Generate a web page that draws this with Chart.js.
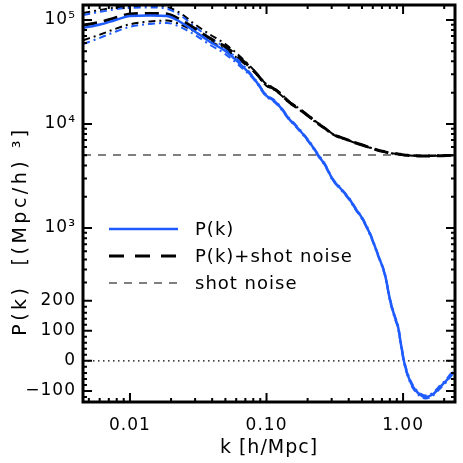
<!DOCTYPE html>
<html>
<head>
<meta charset="utf-8">
<script src="https://cdn.jsdelivr.net/npm/chart.js"></script>
<style>
  html, body { margin: 0; padding: 0; background: #fff; }
  canvas { display: block; }
</style>
</head>
<body>
<canvas id="pkChart" width="463" height="463"></canvas>
<script>
// --- data ---
const K = [0.00455, 0.00603, 0.00776, 0.0100, 0.0140, 0.0187, 0.0232, 0.0299, 0.0386, 0.0497,
           0.0673, 0.0824, 0.100, 0.1116, 0.1256, 0.1486, 0.1618, 0.2084, 0.2384, 0.2683,
           0.3070, 0.3455, 0.4090, 0.4450, 0.5008, 0.5731, 0.6558, 0.7382, 0.8031, 0.8739,
           0.9192, 0.9667, 1.017, 1.070, 1.125, 1.184, 1.288, 1.450, 1.632, 1.867, 2.101, 2.325];

const P_K = [83700, 90200, 99300, 109000, 110400, 109000, 96000, 77400, 61400, 50400,
             35300, 26500, 18600, 17000, 14600, 10900, 9780, 6560, 5035, 4035,
             2895, 2425, 1860, 1557, 1247, 875, 550, 353, 203, 143,
             113, 53, -3, -40, -67, -87, -107, -120, -113, -87, -63, -37];

const P_SHOT = [88740, 95240, 104340, 114040, 115440, 114040, 101040, 82440, 66440, 55440,
                40340, 31540, 23640, 22040, 19640, 15940, 14820, 11600, 10075, 9075,
                7935, 7465, 6900, 6597, 6287, 5915, 5590, 5393, 5243, 5183,
                5153, 5093, 5037, 5000, 4973, 4953, 4933, 4920, 4927, 4953, 4977, 5003];

const P_K_HI = [111600, 119400, 126200, 130400, 131800, 127600, 111600, 85700, 67200, 53800,
                36900, 27000, 19000, 17350, 14900, 11100, 9980, 6690, 5140, 4120,
                2950, 2470, 1900, 1590, 1270, 895, 560, 360, 208, 148,
                118, 58, 2, -35, -62, -82, -102, -115, -108, -82, -58, -32];

const P_K_LO = [58700, 67200, 76700, 85700, 91500, 93600, 85700, 71800, 57500, 47100,
                33800, 26000, 18200, 16650, 14300, 10700, 9580, 6430, 4930, 3950,
                2840, 2380, 1820, 1525, 1220, 855, 540, 346, 198, 138,
                108, 48, -8, -45, -72, -92, -112, -125, -118, -92, -68, -42];

const P_SHOT_HI = [116640, 124440, 131240, 135440, 136840, 132640, 116640, 90740, 72240, 58840,
                   41940, 32040, 24040, 22390, 19940, 16140, 15020, 11730, 10180, 9160,
                   7990, 7510, 6940, 6630, 6310, 5935, 5600, 5400, 5248, 5188,
                   5158, 5098, 5042, 5005, 4978, 4958, 4938, 4925, 4932, 4958, 4982, 5008];

const P_SHOT_LO = [63740, 72240, 81740, 90740, 96540, 98640, 90740, 76840, 62540, 52140,
                   38840, 31040, 23240, 21690, 19340, 15740, 14620, 11470, 9970, 8990,
                   7880, 7420, 6860, 6565, 6260, 5895, 5580, 5386, 5238, 5178,
                   5148, 5088, 5032, 4995, 4968, 4948, 4928, 4915, 4922, 4948, 4972, 4998];

const SHOT_NOISE = 5040;

const X_RANGE = [0.00453, 2.40];
const Y_RANGE = [-137, 139000];

const X_TICKS = [0.01, 0.1, 1];
const X_TICK_LABELS = ['0.01', '0.10', '1.00'];
const X_MINOR = [0.005, 0.006, 0.007, 0.008, 0.009, 0.02, 0.03, 0.04, 0.05, 0.06, 0.07, 0.08, 0.09,
                 0.2, 0.3, 0.4, 0.5, 0.6, 0.7, 0.8, 0.9, 2];

const Y_TICKS = [-100, 0, 100, 200, 1000, 10000, 100000];
const Y_TICK_LABELS = ['\u2212100', '0', '100', '200', '10\u00b3', '10\u2074', '10\u2075'];
const Y_MINOR = [-120, -80, -60, -40, -20, 20, 40, 60, 80, 120, 140, 160, 180,
                 300, 400, 500, 600, 700, 800, 900,
                 2000, 3000, 4000, 5000, 6000, 7000, 8000, 9000,
                 20000, 30000, 40000, 50000, 60000, 70000, 80000, 90000];

const LEGEND_LABELS = ['P(k)', 'P(k)+shot noise', 'shot noise'];

const BLUE = '#1f5cff';
const FONT = 'DejaVu Sans';

// linear below 200, logarithmic above (same look as the original axis)
const BREAK = 200;
const LIN_K = 0.0028846;
function tf(v) {
  return v >= BREAK ? Math.log10(v / BREAK) : (v - BREAK) * LIN_K;
}
function tfInv(t) {
  return t >= 0 ? BREAK * Math.pow(10, t) : BREAK + t / LIN_K;
}

class PiecewiseScale extends Chart.Scale {
  static id = 'piecewise';
  static defaults = {};
  determineDataLimits() {
    this.min = this.options.min;
    this.max = this.options.max;
  }
  buildTicks() {
    return Y_TICKS.map(v => ({ value: v }));
  }
  getLabelForValue(v) { return String(v); }
  getPixelForTick(i) { return this.getPixelForValue(this.ticks[i].value); }
  getPixelForValue(v) {
    const t0 = tf(this.min), t1 = tf(this.max);
    return this.getPixelForDecimal((tf(v) - t0) / (t1 - t0));
  }
  getValueForPixel(p) {
    const t0 = tf(this.min), t1 = tf(this.max);
    return tfInv(t0 + this.getDecimalForPixel(p) * (t1 - t0));
  }
}
Chart.register(PiecewiseScale);

function pts(ys) {
  return K.map((k, i) => ({ x: k, y: ys[i] }));
}

// frame, inward ticks on all sides, legend and y title
const decorations = {
  id: 'decorations',
  beforeDraw(chart) {
    chart.ctx.letterSpacing = '1px';
  },
  afterDatasetsDraw(chart) {
    const { ctx, chartArea: a, scales: { x, y } } = chart;
    ctx.save();
    ctx.strokeStyle = '#000';
    ctx.lineWidth = 2;
    ctx.setLineDash([]);
    const xt = (v, len) => {
      const px = x.getPixelForValue(v);
      ctx.beginPath();
      ctx.moveTo(px, a.bottom); ctx.lineTo(px, a.bottom - len);
      ctx.moveTo(px, a.top); ctx.lineTo(px, a.top + len);
      ctx.stroke();
    };
    const yt = (v, len) => {
      const py = y.getPixelForValue(v);
      ctx.beginPath();
      ctx.moveTo(a.left, py); ctx.lineTo(a.left + len, py);
      ctx.moveTo(a.right, py); ctx.lineTo(a.right - len, py);
      ctx.stroke();
    };
    X_TICKS.forEach(v => xt(v, 9));
    X_MINOR.forEach(v => xt(v, 4));
    Y_TICKS.forEach(v => yt(v, 9));
    Y_MINOR.forEach(v => yt(v, 4));

    ctx.lineWidth = 3;
    ctx.strokeRect(a.left, a.top, a.right - a.left, a.bottom - a.top);

    // legend
    const styles = [
      { color: BLUE, width: 2.5, dash: [] },
      { color: '#000', width: 3, dash: [15, 11] },
      { color: '#555', width: 1.5, dash: [8, 7] }
    ];
    ctx.font = '18px "' + FONT + '"';
    ctx.textBaseline = 'middle';
    ctx.textAlign = 'left';
    ctx.fillStyle = '#000';
    LEGEND_LABELS.forEach((lab, i) => {
      const ly = 229 + i * 27;
      const s = styles[i];
      ctx.strokeStyle = s.color;
      ctx.lineWidth = s.width;
      ctx.setLineDash(s.dash);
      ctx.beginPath();
      ctx.moveTo(109, ly); ctx.lineTo(178, ly);
      ctx.stroke();
      ctx.fillText(lab, 195, ly + 1);
    });

    // y axis title
    ctx.setLineDash([]);
    ctx.translate(21, 231);
    ctx.rotate(-Math.PI / 2);
    ctx.textAlign = 'center';
    ctx.font = '19px "' + FONT + '"';
    ctx.letterSpacing = '3.5px';
    ctx.fillText('P(k)  [(Mpc/h) \u00b3]', 0, 0);
    ctx.restore();
  },
  afterDraw(chart) {
    chart.ctx.letterSpacing = '0px';
  }
};

new Chart(document.getElementById('pkChart').getContext('2d'), {
  type: 'line',
  data: {
    datasets: [
      { label: 'P(k)', data: pts(P_K), borderColor: BLUE, borderWidth: 2.5 },
      { label: 'P(k)+shot noise', data: pts(P_SHOT), borderColor: '#000', borderWidth: 3, borderDash: [14, 7] },
      { label: 'P(k) upper', data: pts(P_K_HI), borderColor: BLUE, borderWidth: 2, borderDash: [7, 4, 2, 4] },
      { label: 'P(k) lower', data: pts(P_K_LO), borderColor: BLUE, borderWidth: 2, borderDash: [7, 4, 2, 4] },
      { label: 'P(k)+shot upper', data: pts(P_SHOT_HI), borderColor: '#000', borderWidth: 2, borderDash: [7, 4, 2, 4] },
      { label: 'P(k)+shot lower', data: pts(P_SHOT_LO), borderColor: '#000', borderWidth: 2, borderDash: [7, 4, 2, 4] },
      { label: 'shot noise', data: [{ x: X_RANGE[0], y: SHOT_NOISE }, { x: X_RANGE[1], y: SHOT_NOISE }],
        borderColor: '#555', borderWidth: 1.5, borderDash: [8, 7] },
      { label: 'zero', data: [{ x: X_RANGE[0], y: 0 }, { x: X_RANGE[1], y: 0 }],
        borderColor: '#000', borderWidth: 1.3, borderDash: [1.5, 3.5] }
    ]
  },
  options: {
    responsive: false,
    animation: false,
    devicePixelRatio: 1,
    layout: { padding: { top: 5, right: 8, left: 0, bottom: 0 } },
    elements: {
      point: { radius: 0 },
      line: { cubicInterpolationMode: 'monotone', fill: false }
    },
    plugins: {
      legend: { display: false },
      tooltip: { enabled: false }
    },
    scales: {
      x: {
        type: 'logarithmic',
        min: X_RANGE[0],
        max: X_RANGE[1],
        afterBuildTicks: s => { s.ticks = X_TICKS.map(v => ({ value: v, major: true })); },
        afterFit: s => { s.height = 61; s.paddingLeft = 0; s.paddingRight = 0; },
        grid: { display: false, drawTicks: false },
        border: { display: false },
        ticks: {
          autoSkip: false, maxRotation: 0, padding: 13, color: '#000',
          font: { family: FONT, size: 17 },
          callback: (v, i) => X_TICK_LABELS[i]
        },
        title: {
          display: true, text: 'k [h/Mpc]', color: '#000',
          font: { family: FONT, size: 19 },
          padding: { top: 0, bottom: 4 }
        }
      },
      y: {
        type: 'piecewise',
        min: Y_RANGE[0],
        max: Y_RANGE[1],
        afterFit: s => { s.width = 83; s.paddingTop = 0; s.paddingBottom = 0; },
        grid: { display: false, drawTicks: false },
        border: { display: false },
        ticks: {
          autoSkip: false, padding: 7, color: '#000',
          font: { family: FONT, size: 17 },
          callback: (v, i) => Y_TICK_LABELS[i]
        }
      }
    }
  },
  plugins: [decorations]
});
</script>
</body>
</html>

● ● ● ● ● ● ●

**BRIEF**
From the top of the listing above, repeat each line exactly until you reach the line containing "1.867, 2.101, 2.325];", and repeat that one too. Leave the pictures out.

**FINAL RESULT**
Generate a web page that draws this with Chart.js.
<!DOCTYPE html>
<html>
<head>
<meta charset="utf-8">
<script src="https://cdn.jsdelivr.net/npm/chart.js"></script>
<style>
  html, body { margin: 0; padding: 0; background: #fff; }
  canvas { display: block; }
</style>
</head>
<body>
<canvas id="pkChart" width="463" height="463"></canvas>
<script>
// --- data ---
const K = [0.00455, 0.00603, 0.00776, 0.0100, 0.0140, 0.0187, 0.0232, 0.0299, 0.0386, 0.0497,
           0.0673, 0.0824, 0.100, 0.1116, 0.1256, 0.1486, 0.1618, 0.2084, 0.2384, 0.2683,
           0.3070, 0.3455, 0.4090, 0.4450, 0.5008, 0.5731, 0.6558, 0.7382, 0.8031, 0.8739,
           0.9192, 0.9667, 1.017, 1.070, 1.125, 1.184, 1.288, 1.450, 1.632, 1.867, 2.101, 2.325];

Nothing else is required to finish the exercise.